LGBTQ Nation stated Bethany Christian Services’ policies didn’t openly address whether queer couples were allowed to adopt until 2007, when they added this clause in their policy: “God’s design for the family is a covenant and lifelong marriage of one man and one woman.”
While the decision is seemingly more inclusive, the language of Bethany Christian Services’ decision didn’t use the words LGBT, LGBTQ, queer, or anything. Their official decision stated: “will now offer services with the love and compassion of Jesus to the many types of families who exist in our world today.”
The decision was announced to about 1,500 staff by Bethany Chrisitan Services president Chuck Palusky, who further called the decision “an ‘all hands on deck’ approach where all are welcome”.
Bethany Christian Services removed their 2007 clause and included a new statement: “Christians of mutual good faith can reasonably disagree on various doctrinal issues, about which Bethany does not maintain an organizational position.”
As of this writing, there’s no comment on their Facebook or Twitter page announcing their decision. However, their followers are commenting on the decision. One woman tweeted “I’m a straight woman, a Christian, and an educator. Every child deserves a loving home.” However, another Twitter netizen called their decision “heresy” and told Bethany Christian Services to take Christian out of their name.
Changing landscape in adoption
According to The New York Times, over 20% of LGBTQ couples adopt versus 3% of straight couples. LGBTQ couples are more likely to have a foster child.

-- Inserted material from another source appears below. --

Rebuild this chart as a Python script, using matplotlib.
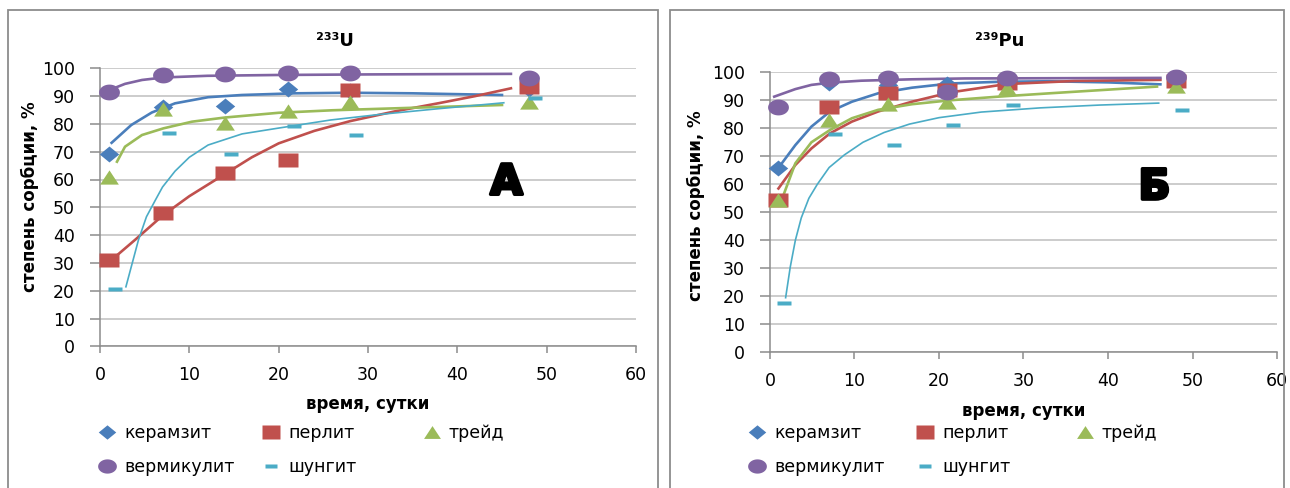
import numpy as np
import matplotlib
matplotlib.use("Agg")
import matplotlib.pyplot as plt
import matplotlib.patheffects as pe
from matplotlib.path import Path
from matplotlib.patches import Rectangle

W, H = 1290, 488

# measurement days
days = [1, 7, 14, 21, 28, 48]
shungit_days = [1.7, 7.7, 14.7, 21.7, 28.7, 48.7]

names = ["керамзит", "перлит", "трейд", "вермикулит", "шунгит"]
colors = ["#4A7EBB", "#C0504D", "#9BBB59", "#8064A2", "#4BACC6"]

# sorption degree, %  -- 233U
u_keramzit = [69, 86, 86.5, 92.5, 92, 92.5]
u_perlit = [31, 48, 62.5, 67, 92.2, 93.3]
u_treid = [60.8, 85.2, 80.3, 84.5, 88, 87.8]
u_vermikulit = [91.5, 97.6, 98, 98.2, 98.2, 96.6]
u_shungit = [20.6, 76.8, 69.3, 79.4, 75.9, 89.4]

# sorption degree, %  -- 239Pu
pu_keramzit = [65.7, 96.2, 95.5, 95.8, 97, 97.5]
pu_perlit = [54.4, 87.7, 92.5, 93.7, 96.3, 96.8]
pu_treid = [54.4, 83, 88.6, 89.5, 94.5, 95]
pu_vermikulit = [87.7, 97.6, 98.1, 93, 97.9, 98.4]
pu_shungit = [17.5, 78, 74, 81.2, 88.3, 86.5]

# trend curves, 233U
tr_u_keramzit_x = [1.3, 3.5, 5.8, 8.4, 12.1, 15.9, 21.8, 28, 35, 45]
tr_u_keramzit_y = [73.2, 79.6, 84.1, 87.4, 89.6, 90.4, 91.0, 91.2, 91.0, 90.4]
tr_u_perlit_x = [2, 4, 7, 10, 14, 17, 20, 24, 28, 33, 38, 42, 46]
tr_u_perlit_y = [33, 38.5, 47, 54, 62, 68, 73, 77.5, 81, 84.5, 87.5, 90, 92.8]
tr_u_treid_x = [1.9, 2.8, 4.7, 7.1, 10.3, 14, 20, 26, 33, 40, 45]
tr_u_treid_y = [66.4, 71.8, 76, 78.4, 80.8, 82.3, 84, 84.9, 85.6, 86.3, 86.8]
tr_u_vermikulit_x = [0.5, 2.8, 4.7, 7.1, 12, 20, 30, 46]
tr_u_vermikulit_y = [91.5, 94.4, 95.8, 96.7, 97.3, 97.6, 97.8, 98]
tr_u_shungit_x = [2.9, 3.5, 4.3, 5.2, 6.2, 7.0, 8.4, 10, 12.1, 15.9, 20, 25.8, 31.3, 38, 45.2]
tr_u_shungit_y = [21.4, 28.6, 38.2, 46.6, 52.6, 57.3, 63, 68, 72.4, 76.4, 78.5, 81.4, 83.4, 85.5, 87.6]

# trend curves, 239Pu
tr_pu_keramzit_x = [1.4, 3.0, 4.9, 7.1, 9.7, 12.8, 16.8, 21.3, 27, 33, 40, 46.2]
tr_pu_keramzit_y = [67.5, 74, 80.6, 86, 89.5, 92.5, 94.5, 96.0, 96.6, 96.8, 96.4, 95.7]
tr_pu_perlit_x = [1.0, 3.0, 4.9, 7.1, 9.7, 12.8, 16.8, 21.3, 28, 36, 46.2]
tr_pu_perlit_y = [58.5, 66.9, 72.8, 78.2, 82.4, 86, 89.5, 92.8, 95.8, 96.9, 97.3]
tr_pu_treid_x = [1.6, 3.0, 4.9, 7.1, 9.7, 12.8, 16.8, 21.3, 27, 33.1, 40, 45.8]
tr_pu_treid_y = [56.2, 67.5, 75, 79.4, 83.6, 86.6, 88.6, 90.0, 91.3, 92.5, 93.8, 94.9]
tr_pu_vermikulit_x = [0.5, 3.0, 4.9, 7.1, 10.8, 16.8, 23, 35, 46.2]
tr_pu_vermikulit_y = [91.3, 94, 95.5, 96.3, 97, 97.5, 97.8, 97.9, 98]
tr_pu_shungit_x = [1.85, 2.4, 3.0, 3.7, 4.6, 5.6, 7.0, 8.8, 11, 13.5, 16.5, 20, 25, 32, 39, 46]
tr_pu_shungit_y = [19.5, 30.5, 40, 48, 55, 60, 66, 70.5, 75, 78.5, 81.5, 83.8, 85.8, 87.3, 88.3, 89]

x_ticks = [0, 10, 20, 30, 40, 50, 60]
y_ticks = [0, 10, 20, 30, 40, 50, 60, 70, 80, 90, 100]


# slightly flattened marker shapes
def shape(verts):
    verts = list(verts) + [verts[0]]
    codes = [Path.MOVETO] + [Path.LINETO] * (len(verts) - 2) + [Path.CLOSEPOLY]
    return Path(verts, codes)


k = 0.76
t = np.linspace(0, 2 * np.pi, 48, endpoint=False)
m_diamond = shape([(0, 0.82), (1, 0), (0, -0.82), (-1, 0)])
m_square = shape([(-1, -k), (1, -k), (1, k), (-1, k)])
m_triangle = shape([(-1, -k), (1, -k), (0, k)])
m_circle = shape([(np.cos(a), k * np.sin(a)) for a in t])
m_dash = shape([(-1, -0.3), (1, -0.3), (1, 0.3), (-1, 0.3)])
markers = [m_diamond, m_square, m_triangle, m_circle, m_dash]
msizes = [14, 14, 13.5, 15, 9.8]

plt.rcParams["font.family"] = ["DejaVu Sans"]

fig = plt.figure(figsize=(W / 100, H / 100), dpi=100)

# panel frames
for x0, x1 in [(8, 658), (670, 1284)]:
    fig.patches.append(Rectangle((x0 / W, -0.05), (x1 - x0) / W, 1.05 - 10 / H,
                                 transform=fig.transFigure, fill=False,
                                 edgecolor="#8C8C8C", lw=1.3))


def draw_panel(ax, points, trends, title, title_x, letter, lbl_x, lbl_y, leg_x):
    xs = [days, days, days, days, shungit_days]
    handles = []
    for i, (tx, ty) in enumerate(trends):
        lw = 1.2 if i == 4 else 1.9
        ax.plot(tx, ty, color=colors[i], lw=lw, zorder=3)
    for i, ys in enumerate(points):
        h, = ax.plot(xs[i], ys, ls="none", marker=markers[i], ms=msizes[i],
                     mfc=colors[i], mec="none", zorder=4, clip_on=False)
        handles.append(h)

    ax.set_xlim(0, 60)
    ax.set_ylim(0, 100)
    ax.set_xticks(x_ticks)
    ax.set_yticks(y_ticks)
    ax.grid(axis="y", color="#BFBFBF", lw=1.1)
    ax.set_axisbelow(True)
    for s in ["top", "right"]:
        ax.spines[s].set_visible(False)
    for s in ["left", "bottom"]:
        ax.spines[s].set_color("#8C8C8C")
        ax.spines[s].set_linewidth(1.1)
    ax.tick_params(axis="x", length=5, width=1.1, color="#8C8C8C", pad=9, labelsize=12.5)
    ax.tick_params(axis="y", length=7, width=1.1, color="#8C8C8C", pad=11, labelsize=12.5)

    ax.set_xlabel("время, сутки", fontsize=12, fontweight="bold")
    ax.xaxis.set_label_coords(0.5, lbl_x)
    ax.set_ylabel("степень сорбции, %", fontsize=12, fontweight="bold")
    ax.yaxis.set_label_coords(lbl_y[0], lbl_y[1])

    fig.text(title_x / W, 1 - 41 / H, title, ha="center", va="center",
             fontsize=13, fontweight="bold")
    ax.text(45.5, 59, letter, ha="center", va="center", fontsize=30,
            fontweight="bold", color="black",
            path_effects=[pe.withStroke(linewidth=2.5, foreground="black")])

    cols = [[0, 3], [1, 4], [2]]
    for cx, idx in zip(leg_x, cols):
        fig.legend([handles[j] for j in idx], [names[j] for j in idx],
                   loc="upper left", bbox_to_anchor=(cx / W, 1 - 424 / H),
                   frameon=False, borderpad=0, borderaxespad=0,
                   handlelength=1.2, handletextpad=0.35, labelspacing=0.95,
                   markerscale=0.9, fontsize=12.5)


ax1 = fig.add_axes([100 / W, 1 - 346.3 / H, 536 / W, 278 / H])
ax2 = fig.add_axes([770 / W, 1 - 352.3 / H, 507 / W, 280 / H])

draw_panel(ax1,
           [u_keramzit, u_perlit, u_treid, u_vermikulit, u_shungit],
           [(tr_u_keramzit_x, tr_u_keramzit_y), (tr_u_perlit_x, tr_u_perlit_y),
            (tr_u_treid_x, tr_u_treid_y), (tr_u_vermikulit_x, tr_u_vermikulit_y),
            (tr_u_shungit_x, tr_u_shungit_y)],
           "²³³U", 335, "А", -0.175, (-0.114, 0.537), [97, 261, 422])

draw_panel(ax2,
           [pu_keramzit, pu_perlit, pu_treid, pu_vermikulit, pu_shungit],
           [(tr_pu_keramzit_x, tr_pu_keramzit_y), (tr_pu_perlit_x, tr_pu_perlit_y),
            (tr_pu_treid_x, tr_pu_treid_y), (tr_pu_vermikulit_x, tr_pu_vermikulit_y),
            (tr_pu_shungit_x, tr_pu_shungit_y)],
           "²³⁹Pu", 1000, "Б", -0.178, (-0.128, 0.522), [747, 915, 1075])

fig.savefig("out.png", dpi=100)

The New York Times further explained that Bethany Christian Services has had a history of referring LGBTQ couples to other agencies. In Philadelphia, after an article exposing adoption agencies’ refusal to work with LGBTQ couples broke in The Philadelphia Inquirer, and the ensuing public outcry, the city suspended contracts with religious agencies like Bethany Christian Services until they agreed to serve all families.

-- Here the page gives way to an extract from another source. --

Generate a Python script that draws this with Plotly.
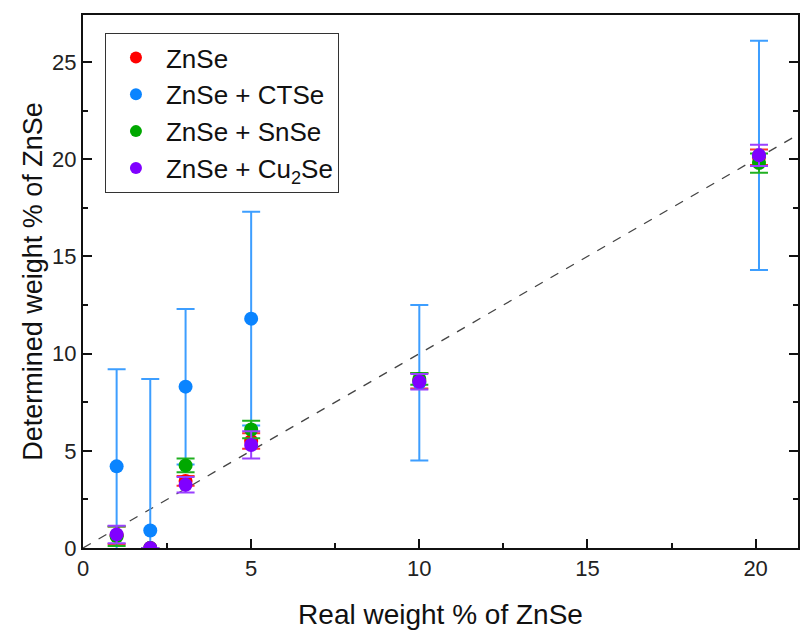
import plotly.graph_objects as go

# Data
x_vals = [1.0, 2.0, 3.05, 5.0, 10.0, 20.1]

znse_y = [0.65, 0.0, 3.45, 5.5, 8.6, 20.1]
znse_err = [0.45, 0.0, 0.25, 0.4, 0.4, 0.4]

ctse_y = [4.2, 0.9, 8.3, 11.8, 8.5, 20.2]
ctse_err = [5.0, 7.8, 4.0, 5.5, 4.0, 5.9]

snse_y = [0.6, 0.0, 4.25, 6.1, 8.7, 19.8]
snse_err = [0.5, 0.0, 0.35, 0.45, 0.3, 0.5]

cu2se_y = [0.7, 0.0, 3.25, 5.3, 8.55, 20.2]
cu2se_err = [0.45, 0.0, 0.4, 0.7, 0.4, 0.55]

names = ["ZnSe", "ZnSe + CTSe", "ZnSe + SnSe", "ZnSe + Cu<sub>2</sub>Se"]
colors = ["#FF0000", "#0A84FF", "#00A800", "#8000FF"]
bar_colors = ["#FF3030", "#3D9EFF", "#20B020", "#9A40FF"]

x_range = [0, 21.26]
y_range = [0, 27.42]
ref_line = [0, 21.26]

FONT = "Arial, 'Liberation Sans', sans-serif"

fig = go.Figure()

fig.add_trace(go.Scatter(x=ref_line, y=ref_line, mode="lines",
                         line=dict(color="#444444", width=1.3, dash="dash"),
                         showlegend=False, hoverinfo="skip"))

for ys, errs, name, c, bc in zip([znse_y, ctse_y, snse_y, cu2se_y],
                                 [znse_err, ctse_err, snse_err, cu2se_err],
                                 names, colors, bar_colors):
    fig.add_trace(go.Scatter(
        x=x_vals, y=ys, mode="markers", name=name,
        marker=dict(color=c, size=14, line=dict(width=0)),
        error_y=dict(type="data", array=errs, visible=True,
                     color=bc, thickness=2, width=9),
    ))

fig.update_layout(
    width=800, height=630,
    margin=dict(l=83, r=0, t=15, b=82),
    paper_bgcolor="white", plot_bgcolor="white",
    font=dict(family=FONT, color="#111111"),
    showlegend=True,
    legend=dict(x=0.0307, y=0.966, xanchor="left", yanchor="top",
                bordercolor="#333333", borderwidth=1, bgcolor="white",
                font=dict(size=26, family=FONT, color="#111111"),
                itemwidth=50, itemsizing="constant"),
)

fig.update_xaxes(range=x_range, showgrid=False, zeroline=False,
                 showline=True, linecolor="#111111", linewidth=2, mirror=True,
                 ticks="inside", ticklen=9, tickwidth=1.5, tickcolor="#111111",
                 tick0=0, dtick=5,
                 minor=dict(ticks="inside", ticklen=5, tickwidth=1.5, tickcolor="#111111", dtick=2.5),
                 tickfont=dict(size=22, family=FONT, color="#222222"),
                 title=dict(text="Real weight % of ZnSe", font=dict(size=28, family=FONT, color="#111111"), standoff=26))

fig.update_yaxes(range=y_range, showgrid=False, zeroline=False,
                 showline=True, linecolor="#111111", linewidth=2, mirror="ticks",
                 ticks="inside", ticklen=9, tickwidth=1.5, tickcolor="#111111",
                 tick0=0, dtick=5,
                 minor=dict(ticks="inside", ticklen=5, tickwidth=1.5, tickcolor="#111111", dtick=2.5),
                 tickfont=dict(size=22, family=FONT, color="#222222"),
                 title=dict(text="Determined weight % of ZnSe", font=dict(size=27, family=FONT, color="#111111"), standoff=2))

fig.write_html("out.html")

Bethany Christian Services Philadelphia reportedly complied with Philadelphia’s ruling, However, Catholic Social Services, another Christian agency that reportedly only works with straight couples, sued the city. Their case was heard by the Supreme Court in November and a ruling is expected to be made this June.

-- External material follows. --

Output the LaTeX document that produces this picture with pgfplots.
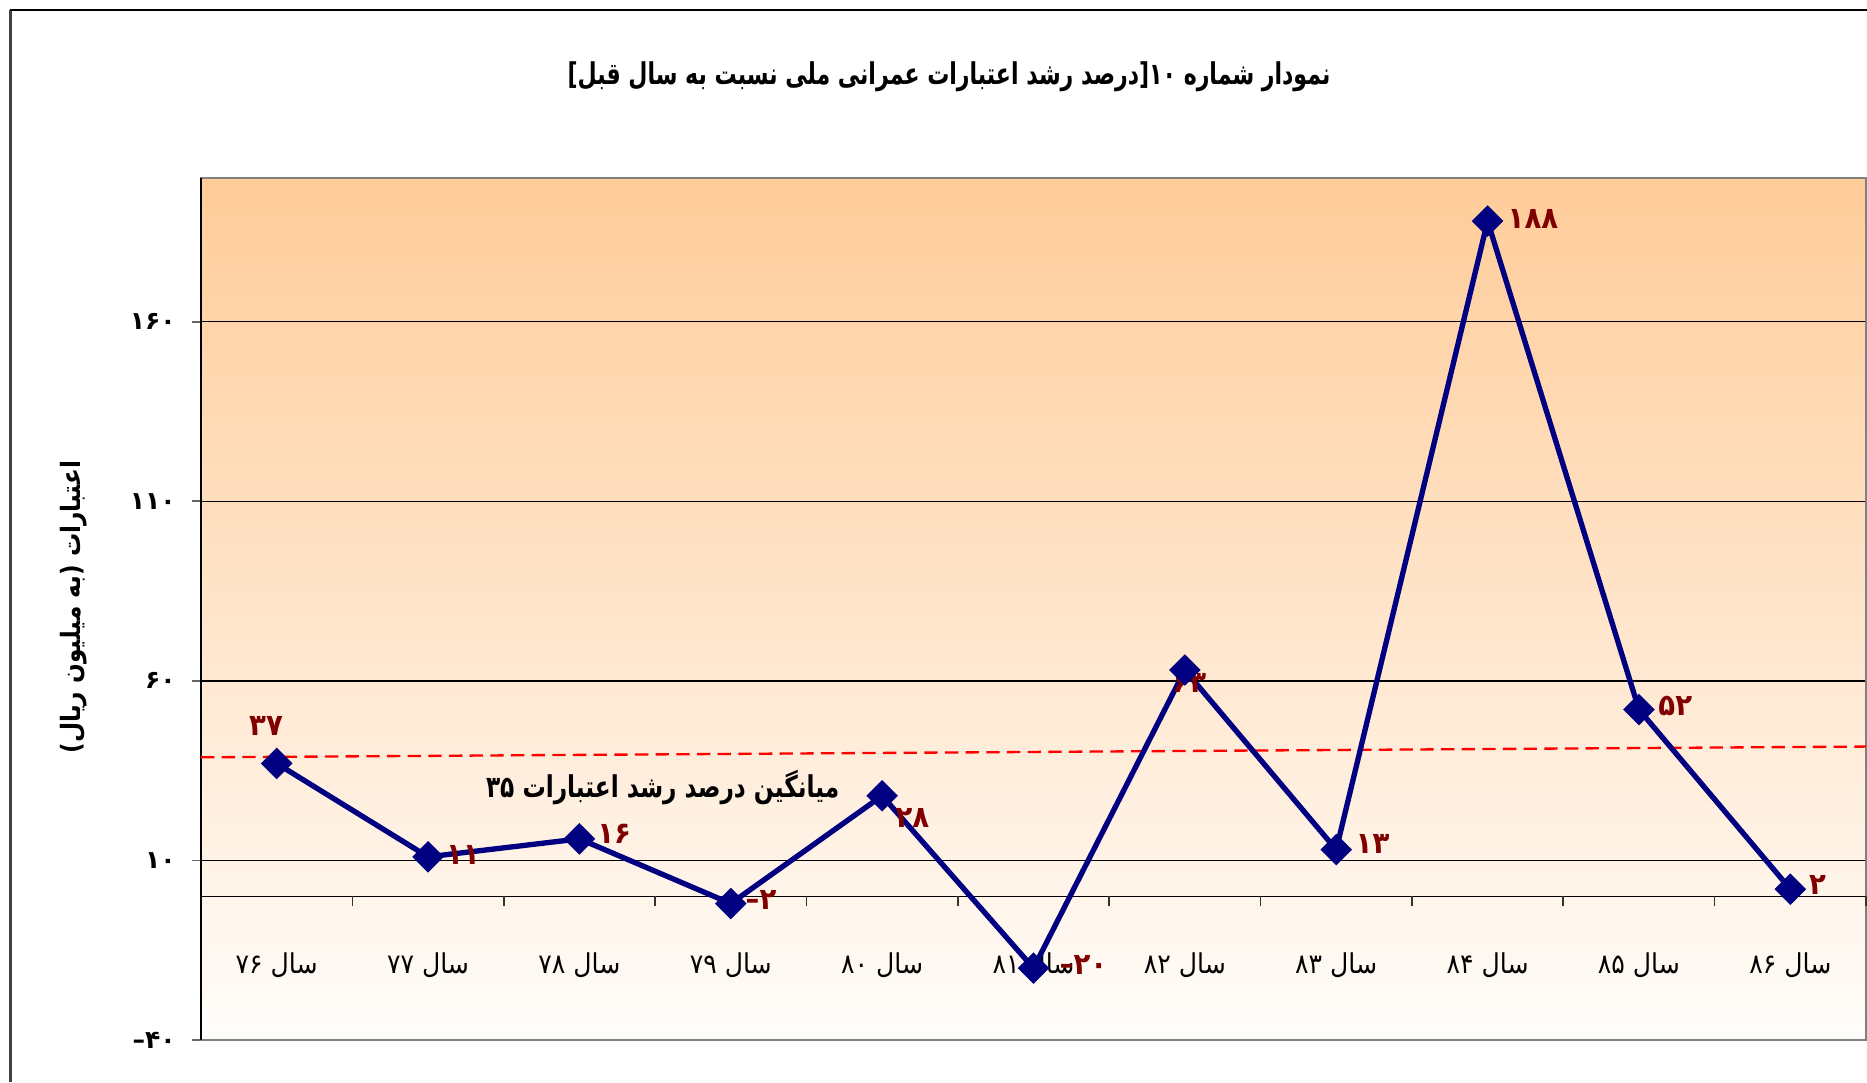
\documentclass[border=0pt]{standalone}
\usepackage{pgfplots}
\pgfplotsset{compat=1.18}
\usepackage{fontspec}
\setmainfont{DejaVu Sans}
\newfontfamily\fa[Script=Arabic]{DejaVu Sans}
\TeXXeTstate=1
\definecolor{navyline}{RGB}{0,0,128}
\definecolor{lblred}{RGB}{128,0,0}
\definecolor{bgtop}{RGB}{255,204,153}
\definecolor{bgbot}{RGB}{255,253,251}
\newcommand{\negfa}[1]{{\rmfamily –}{\fa #1}}
\begin{document}
\begin{tikzpicture}
\path[use as bounding box] (0,0) rectangle (560.1pt,324.6pt);
% outer frame
\draw[line width=0.9pt, black!75] (3pt,0) -- (3pt,321.6pt);
\draw[line width=0.6pt, black] (3pt,321.6pt) -- (560.1pt,321.6pt);
% title
\node[xscale=0.735, font=\fa\bfseries\fontsize{9}{11}\selectfont] at (284.7pt,301.5pt) {\beginR نمودار شماره ۱۰[درصد رشد اعتبارات عمرانی ملی نسبت به سال قبل]\endR};
% y label
\node[rotate=90, xscale=0.87, font=\fa\bfseries\fontsize{8}{10}\selectfont] at (22.2pt,142.5pt) {\beginR اعتبارات (به میلیون ریال)\endR};
\begin{axis}[
  at={(60.3pt,12.6pt)}, anchor=south west,
  scale only axis, width=499.5pt, height=258.6pt,
  xmin=-0.5, xmax=10.5, ymin=-40, ymax=200,
  axis background/.style={top color=bgtop, bottom color=bgbot},
  axis line style={draw=black!50, line width=0.6pt},
  ytick={-40,10,60,110,160},
  yticklabels={{\negfa{۴۰}},{\fa ۱۰},{\fa ۶۰},{\fa ۱۱۰},{\fa ۱۶۰}},
  yticklabel style={font=\fa\bfseries\fontsize{7.5}{9}\selectfont, xshift=-1.4pt},
  ymajorgrids, grid style={black, line width=0.45pt},
  tick align=outside, major tick length=2.7pt,
  ytick style={black!60, line width=0.5pt},
  xtick={0,...,10},
  xticklabels={{\fa\beginR سال ۷۶\endR},{\fa\beginR سال ۷۷\endR},{\fa\beginR سال ۷۸\endR},{\fa\beginR سال ۷۹\endR},{\fa\beginR سال ۸۰\endR},{\fa\beginR سال ۸۱\endR},{\fa\beginR سال ۸۲\endR},{\fa\beginR سال ۸۳\endR},{\fa\beginR سال ۸۴\endR},{\fa\beginR سال ۸۵\endR},{\fa\beginR سال ۸۶\endR}},
  xticklabel style={font=\fa\fontsize{8.2}{10}\selectfont, anchor=center, yshift=25.2pt, xscale=0.92},
  xtick style={draw=none},
  clip=false,
]
% x axis line at 0 and category ticks
\draw[black, line width=0.45pt] (axis cs:-0.5,0) -- (axis cs:10.5,0);
\pgfplotsinvokeforeach{0.5,1.5,2.5,3.5,4.5,5.5,6.5,7.5,8.5,9.5,10.5}{
  \draw[black!80, line width=0.5pt] (axis cs:#1,0) -- (axis cs:#1,-2.8);
}
% left spine
\draw[black, line width=0.8pt] (rel axis cs:0,0) -- (rel axis cs:0,1);
% average line
\addplot[red, line width=0.7pt, dash pattern=on 4pt off 2.2pt] coordinates {(-0.5,38.7) (10.5,41.7)};
\node[xscale=0.775, font=\fa\bfseries\fontsize{9}{11}\selectfont] at (axis cs:2.55,30.4) {\beginR میانگین درصد رشد اعتبارات ۳۵\endR};
% data
\addplot[navyline, line width=1.6pt, mark=square*, mark size=2.55pt, mark options={rotate=45, fill=navyline, solid}] coordinates {
(0,37) (1,11) (2,16) (3,-2) (4,28) (5,-20) (6,63) (7,13) (8,188) (9,52) (10,2)};
% data labels
\begin{scope}[every node/.style={font=\fa\bfseries\fontsize{9}{11}\selectfont, text=lblred, xscale=0.92}]
\node at (axis cs:-0.07,47.4) {۳۷};
\node at (axis cs:1.23,11.6) {۱۱};
\node at (axis cs:2.23,17.3) {۱۶};
\node at (axis cs:3.2,-1) {\negfa{۲}};
\node at (axis cs:4.2,21.7) {۲۸};
\node at (axis cs:5.33,-19.1) {\negfa{۲۰}};
\node at (axis cs:6.03,59.4) {۶۳};
\node at (axis cs:7.24,14.6) {۱۳};
\node at (axis cs:8.3,188.6) {۱۸۸};
\node at (axis cs:9.24,53) {۵۲};
\node at (axis cs:10.18,3.3) {۲};
\end{scope}
\end{axis}
\end{tikzpicture}
\end{document}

“For too long the public witness of Christianity has been anti-this or anti-that”, Guthrie Graves-Fitzsimmons said about Bethany Christian Service’s decision. Graves-Fitzsimmons is a fellow with the Faith and Progressive Policy Initiative at the Center for American Progress. “Today the focus is on serving children in need.”
However, other religious officials decried the decision, including the president of the Southern Baptist Convention’s Ethics and Religious Liberty Commission Russel Moore. “This move will harm already existing efforts to enable faith-based orphan care ministries to serve the vulnerable without capitulating on core Christian convictions”, he added.